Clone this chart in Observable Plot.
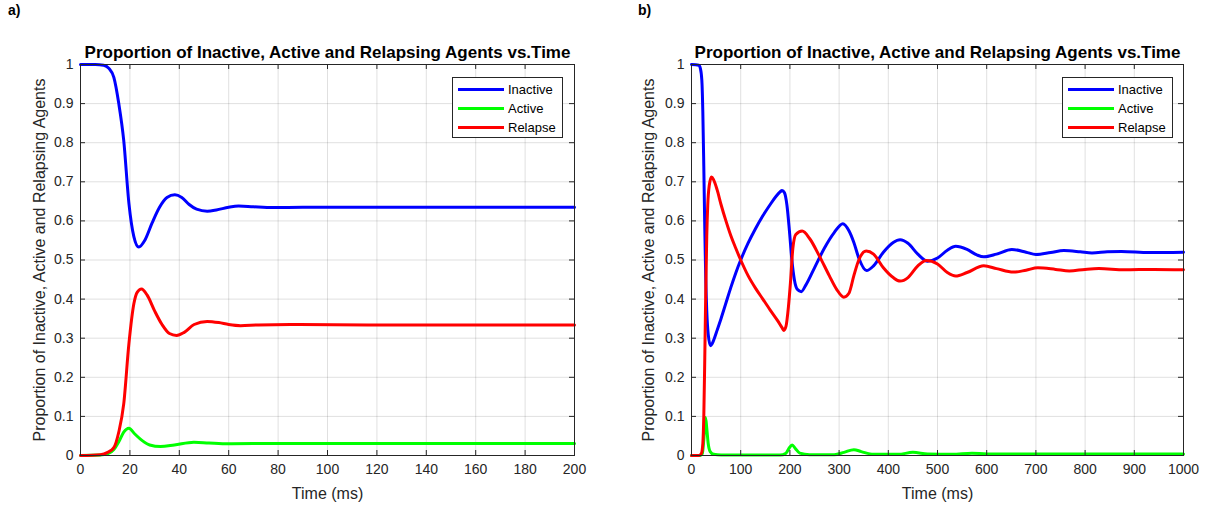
---
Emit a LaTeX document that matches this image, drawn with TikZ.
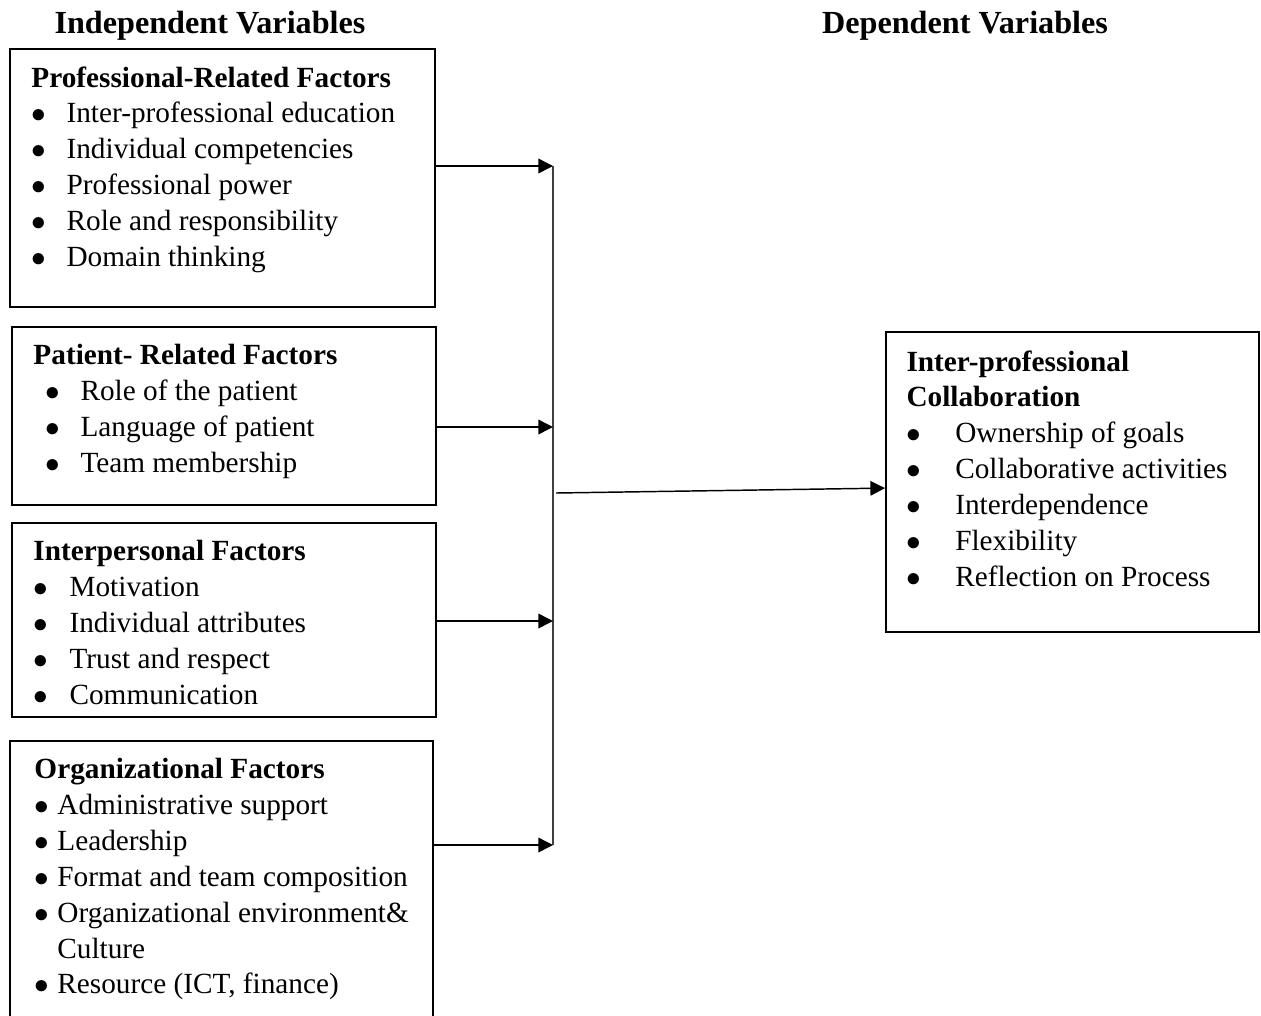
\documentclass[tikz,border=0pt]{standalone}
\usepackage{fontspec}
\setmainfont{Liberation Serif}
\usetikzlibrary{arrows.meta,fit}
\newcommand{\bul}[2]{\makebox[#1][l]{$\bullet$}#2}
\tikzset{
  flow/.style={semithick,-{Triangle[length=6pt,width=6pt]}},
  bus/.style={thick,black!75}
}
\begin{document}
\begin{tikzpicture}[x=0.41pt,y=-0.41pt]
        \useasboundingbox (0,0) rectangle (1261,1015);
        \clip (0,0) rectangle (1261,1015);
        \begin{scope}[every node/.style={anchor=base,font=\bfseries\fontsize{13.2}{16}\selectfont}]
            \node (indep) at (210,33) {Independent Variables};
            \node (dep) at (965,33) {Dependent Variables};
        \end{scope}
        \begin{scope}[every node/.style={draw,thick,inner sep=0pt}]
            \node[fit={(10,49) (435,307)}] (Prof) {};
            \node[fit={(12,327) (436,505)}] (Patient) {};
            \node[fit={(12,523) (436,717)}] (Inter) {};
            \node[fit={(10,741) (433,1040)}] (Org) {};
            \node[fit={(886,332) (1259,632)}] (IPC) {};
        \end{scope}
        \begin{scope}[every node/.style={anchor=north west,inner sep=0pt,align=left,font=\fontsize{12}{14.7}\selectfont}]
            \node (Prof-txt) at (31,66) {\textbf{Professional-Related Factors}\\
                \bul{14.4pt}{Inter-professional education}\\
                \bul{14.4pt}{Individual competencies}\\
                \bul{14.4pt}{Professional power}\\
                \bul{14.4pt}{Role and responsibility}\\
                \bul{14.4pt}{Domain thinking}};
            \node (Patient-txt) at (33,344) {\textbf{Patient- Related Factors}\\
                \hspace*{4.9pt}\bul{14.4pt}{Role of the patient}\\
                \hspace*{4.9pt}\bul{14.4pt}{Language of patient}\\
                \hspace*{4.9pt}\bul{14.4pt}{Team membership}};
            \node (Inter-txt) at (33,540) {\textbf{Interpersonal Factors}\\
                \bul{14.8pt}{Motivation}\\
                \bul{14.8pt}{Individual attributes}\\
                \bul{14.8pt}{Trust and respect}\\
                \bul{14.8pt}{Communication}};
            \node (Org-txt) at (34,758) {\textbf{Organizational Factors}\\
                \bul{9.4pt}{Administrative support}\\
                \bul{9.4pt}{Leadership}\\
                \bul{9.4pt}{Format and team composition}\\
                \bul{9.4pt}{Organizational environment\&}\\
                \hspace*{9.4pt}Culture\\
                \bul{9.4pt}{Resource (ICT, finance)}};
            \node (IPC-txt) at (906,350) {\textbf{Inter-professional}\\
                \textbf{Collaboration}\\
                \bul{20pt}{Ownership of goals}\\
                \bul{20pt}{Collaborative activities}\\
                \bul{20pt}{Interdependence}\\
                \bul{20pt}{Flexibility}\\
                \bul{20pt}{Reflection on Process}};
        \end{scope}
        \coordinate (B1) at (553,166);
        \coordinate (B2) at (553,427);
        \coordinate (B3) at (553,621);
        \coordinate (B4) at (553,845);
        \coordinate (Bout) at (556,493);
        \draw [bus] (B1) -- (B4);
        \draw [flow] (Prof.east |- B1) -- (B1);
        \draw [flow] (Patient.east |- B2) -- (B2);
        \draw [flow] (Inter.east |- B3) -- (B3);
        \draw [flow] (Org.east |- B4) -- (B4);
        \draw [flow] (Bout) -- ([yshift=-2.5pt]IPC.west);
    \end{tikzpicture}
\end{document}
* * *
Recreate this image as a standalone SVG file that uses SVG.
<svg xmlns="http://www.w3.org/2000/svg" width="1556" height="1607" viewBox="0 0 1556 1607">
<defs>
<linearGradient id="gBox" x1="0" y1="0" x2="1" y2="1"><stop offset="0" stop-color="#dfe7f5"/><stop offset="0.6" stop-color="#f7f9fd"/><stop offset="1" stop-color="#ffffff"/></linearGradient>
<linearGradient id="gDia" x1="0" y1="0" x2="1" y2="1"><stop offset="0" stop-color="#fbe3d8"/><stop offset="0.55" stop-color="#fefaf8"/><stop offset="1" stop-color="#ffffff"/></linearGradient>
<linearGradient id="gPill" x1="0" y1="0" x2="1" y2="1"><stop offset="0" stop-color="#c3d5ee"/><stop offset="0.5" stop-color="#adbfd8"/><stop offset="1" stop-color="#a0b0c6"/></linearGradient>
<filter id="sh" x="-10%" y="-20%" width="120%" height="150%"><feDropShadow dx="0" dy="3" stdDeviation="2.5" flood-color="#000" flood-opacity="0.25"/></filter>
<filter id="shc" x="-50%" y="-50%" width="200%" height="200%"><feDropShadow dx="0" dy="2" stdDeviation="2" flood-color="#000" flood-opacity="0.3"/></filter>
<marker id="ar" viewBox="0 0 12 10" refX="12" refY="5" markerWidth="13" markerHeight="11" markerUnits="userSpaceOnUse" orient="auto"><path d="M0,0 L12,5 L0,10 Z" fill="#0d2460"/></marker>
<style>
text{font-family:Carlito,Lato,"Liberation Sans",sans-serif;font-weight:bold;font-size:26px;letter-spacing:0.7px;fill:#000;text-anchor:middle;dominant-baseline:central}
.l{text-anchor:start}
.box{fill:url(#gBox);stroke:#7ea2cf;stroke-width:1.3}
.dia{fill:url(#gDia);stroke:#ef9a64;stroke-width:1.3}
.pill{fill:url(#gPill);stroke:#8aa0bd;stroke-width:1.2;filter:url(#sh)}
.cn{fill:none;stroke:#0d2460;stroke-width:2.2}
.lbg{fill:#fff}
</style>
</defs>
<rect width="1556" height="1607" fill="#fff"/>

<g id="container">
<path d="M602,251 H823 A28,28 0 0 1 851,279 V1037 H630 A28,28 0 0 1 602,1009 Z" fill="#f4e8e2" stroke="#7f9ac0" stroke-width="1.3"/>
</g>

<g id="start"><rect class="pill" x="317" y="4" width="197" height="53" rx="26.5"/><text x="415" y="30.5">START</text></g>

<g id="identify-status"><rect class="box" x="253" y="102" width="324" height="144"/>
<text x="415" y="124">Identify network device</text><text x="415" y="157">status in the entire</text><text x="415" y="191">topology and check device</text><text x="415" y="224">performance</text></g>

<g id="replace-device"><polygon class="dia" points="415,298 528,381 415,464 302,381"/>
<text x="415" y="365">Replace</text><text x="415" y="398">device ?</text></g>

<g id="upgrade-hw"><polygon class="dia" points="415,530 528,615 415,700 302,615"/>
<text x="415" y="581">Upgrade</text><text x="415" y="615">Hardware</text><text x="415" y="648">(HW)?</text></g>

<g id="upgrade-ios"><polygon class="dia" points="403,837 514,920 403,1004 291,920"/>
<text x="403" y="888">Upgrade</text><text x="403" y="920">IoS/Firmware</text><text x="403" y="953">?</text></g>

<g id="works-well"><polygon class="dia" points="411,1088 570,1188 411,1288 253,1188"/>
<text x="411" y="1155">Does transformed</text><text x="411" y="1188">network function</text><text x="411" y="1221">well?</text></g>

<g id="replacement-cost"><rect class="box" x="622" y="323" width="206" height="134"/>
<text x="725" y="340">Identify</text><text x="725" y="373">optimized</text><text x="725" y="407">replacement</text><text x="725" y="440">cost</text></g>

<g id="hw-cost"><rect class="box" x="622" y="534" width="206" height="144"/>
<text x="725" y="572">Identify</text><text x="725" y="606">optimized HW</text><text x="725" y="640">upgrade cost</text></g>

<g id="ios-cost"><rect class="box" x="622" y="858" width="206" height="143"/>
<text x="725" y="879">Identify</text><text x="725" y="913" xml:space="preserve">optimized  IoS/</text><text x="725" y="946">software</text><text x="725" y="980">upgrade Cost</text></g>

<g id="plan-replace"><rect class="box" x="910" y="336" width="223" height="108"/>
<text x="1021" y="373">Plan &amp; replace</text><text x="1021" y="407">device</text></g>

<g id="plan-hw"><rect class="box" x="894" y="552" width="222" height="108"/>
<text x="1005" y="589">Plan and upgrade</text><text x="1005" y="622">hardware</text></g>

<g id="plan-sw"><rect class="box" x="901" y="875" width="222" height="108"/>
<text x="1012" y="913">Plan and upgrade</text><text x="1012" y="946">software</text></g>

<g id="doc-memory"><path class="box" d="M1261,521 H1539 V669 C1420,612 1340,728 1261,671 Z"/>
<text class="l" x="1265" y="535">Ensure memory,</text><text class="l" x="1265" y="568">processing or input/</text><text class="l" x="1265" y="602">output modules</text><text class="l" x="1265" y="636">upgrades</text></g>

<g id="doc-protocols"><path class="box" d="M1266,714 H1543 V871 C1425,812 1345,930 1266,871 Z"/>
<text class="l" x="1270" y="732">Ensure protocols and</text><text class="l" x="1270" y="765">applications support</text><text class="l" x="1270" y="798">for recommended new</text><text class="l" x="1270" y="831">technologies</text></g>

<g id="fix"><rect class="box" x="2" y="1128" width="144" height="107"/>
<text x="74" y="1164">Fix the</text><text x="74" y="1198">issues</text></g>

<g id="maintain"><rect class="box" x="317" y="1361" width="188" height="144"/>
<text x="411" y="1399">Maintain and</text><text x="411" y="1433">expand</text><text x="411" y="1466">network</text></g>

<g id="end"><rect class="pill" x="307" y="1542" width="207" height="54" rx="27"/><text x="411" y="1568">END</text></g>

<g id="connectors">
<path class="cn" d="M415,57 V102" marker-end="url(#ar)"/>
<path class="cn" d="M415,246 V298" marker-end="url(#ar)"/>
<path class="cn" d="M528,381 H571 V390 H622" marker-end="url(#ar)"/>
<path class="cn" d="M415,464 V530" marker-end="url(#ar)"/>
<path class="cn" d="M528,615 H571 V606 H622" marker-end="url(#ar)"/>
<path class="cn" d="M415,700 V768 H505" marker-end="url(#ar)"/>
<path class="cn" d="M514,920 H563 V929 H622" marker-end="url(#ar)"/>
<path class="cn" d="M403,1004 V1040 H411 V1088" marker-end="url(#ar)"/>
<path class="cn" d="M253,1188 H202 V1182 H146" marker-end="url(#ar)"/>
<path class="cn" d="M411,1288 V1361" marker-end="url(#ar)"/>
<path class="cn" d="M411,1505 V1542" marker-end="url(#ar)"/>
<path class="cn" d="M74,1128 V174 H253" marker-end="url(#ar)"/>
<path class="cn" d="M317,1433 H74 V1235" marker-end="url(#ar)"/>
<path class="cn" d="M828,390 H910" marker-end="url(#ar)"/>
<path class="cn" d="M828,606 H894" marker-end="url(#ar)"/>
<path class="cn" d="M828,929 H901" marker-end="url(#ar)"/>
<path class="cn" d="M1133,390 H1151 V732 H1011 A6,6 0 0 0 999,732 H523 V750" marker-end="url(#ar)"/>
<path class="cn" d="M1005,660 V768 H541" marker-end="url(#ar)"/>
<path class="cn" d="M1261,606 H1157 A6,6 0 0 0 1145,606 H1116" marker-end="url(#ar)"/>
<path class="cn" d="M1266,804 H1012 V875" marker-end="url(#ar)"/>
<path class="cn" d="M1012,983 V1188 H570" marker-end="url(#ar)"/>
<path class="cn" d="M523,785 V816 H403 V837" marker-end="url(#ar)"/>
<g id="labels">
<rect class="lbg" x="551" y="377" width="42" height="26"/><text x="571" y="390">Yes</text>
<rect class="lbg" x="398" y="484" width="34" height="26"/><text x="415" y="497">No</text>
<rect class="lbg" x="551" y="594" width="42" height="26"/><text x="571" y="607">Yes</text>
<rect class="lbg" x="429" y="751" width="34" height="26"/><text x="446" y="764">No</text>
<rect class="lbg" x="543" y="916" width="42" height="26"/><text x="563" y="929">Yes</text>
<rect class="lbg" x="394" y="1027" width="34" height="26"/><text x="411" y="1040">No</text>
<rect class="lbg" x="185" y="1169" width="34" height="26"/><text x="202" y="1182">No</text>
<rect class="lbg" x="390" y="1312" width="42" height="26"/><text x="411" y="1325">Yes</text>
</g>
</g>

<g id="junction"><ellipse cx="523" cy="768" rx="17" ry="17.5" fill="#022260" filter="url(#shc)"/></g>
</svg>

- **Instructions for the task**: How many lines in the records hold the string "this"? Reply with the number alone.

- **Right answer**: 3